Part of this post contains things I wrote to paidion in my other recent thread.
And by that will we have been sanctified through the offering of the body of Jesus Christ once for all.
Can an unsanctified person go to heaven? I’m pretty sure most Christians including you would say no. Here the Hebraist says he and his audience had been sanctified through the offering of the body of Jesus. In other words, they were sanctified through Jesus’ voluntary death. If (a) people need to be sanctified to go to heaven, and (b) people are sanctified through “the offering of the body of Jesus” (i.e. Jesus’ death), then © the offering of Jesus’ body was necessary for people to go to heaven.
Since, therefore, we have now been justified by his blood, much more shall we be saved by him from the wrath of God.
The logic here is basically the same as Heb 10:10. Can a person who is not justified go to heaven? Once again, I’m pretty sure most Christians including you would say no. (a) If people need to be justified to go to heaven, and (b) people are justified by Jesus’ blood (i.e. Jesus’ death), then © Jesus’ death was necessary for people to go to heaven.
Indeed, under the law almost everything is purified with blood, and without the shedding of blood there is no forgiveness of sins.
Paidion challenged my belief that this taught Jesus had to die for people to go to to heaven by saying the word translated “forgiveness” also means “leaving”/“forsaking”. But even with paidion’s novel translation Jesus would have had to die for people to go to heaven! According to most Christians, a person who doesn’t “leave” his sins can’t go to heaven. (a) If people need to leave their sins to go to heaven, and (b) without the shedding of blood people can’t leave their sins, then © Jesus’ blood needed to be shed (i.e. Jesus had to die) for people to go to heaven.
1 Peter 1:18-19
Knowing that you were ransomed from the futile ways inherited from your forefathers, not with perishable things such as silver or gold, but with the precious blood of Christ, like that of a lamb without blemish or spot.
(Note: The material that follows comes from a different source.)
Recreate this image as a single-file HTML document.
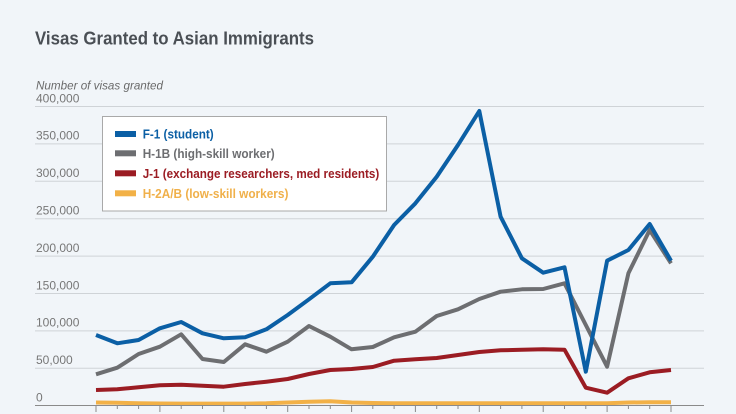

This seems to be teaching basically the same thing as the other three texts: if Jesus didn’t die, people couldn’t go to heaven.
Bob asked me why I even think people go to heaven. Respectfully, I’d rather not get sidetracked debating whether the immortal bodies of saved people spend eternity in heaven or on a renewed earth. I’m a preterist, I think the former; many on this forum are futurists who think the latter.
Most people on this forum are purgatorial universalists (PUs). They think people will be punished (or as Paidion says, “corrected”) postmortem in hell unless or until they’re perfect. What exactly takes place during this punishment takes place, I have no idea. My questions are:
If Jesus’ death justifies/sanctifies/ransoms/purifies the Christian, why does the imperfect Christian get punished? It doesn’t make sense to speak of a justified/ransomed person who needed to be punished. Perhaps “imperfect Christian” is an oxymoron?
If a person needs to have perfect works (i.e. not do any of the things prohibited in 1 Corinthians 6:9-10?) to go to heaven, then why did Jesus have to die? Couldn’t God have just punished people until all desire to do any of the things listed in 1 Cor 6:9-10 was permanently removed from their soul without Jesus dying on a cross?
8/28/19 I’m tagging @JasonPratt. Maybe he can satisfactorily answer these questions that have been bothering me.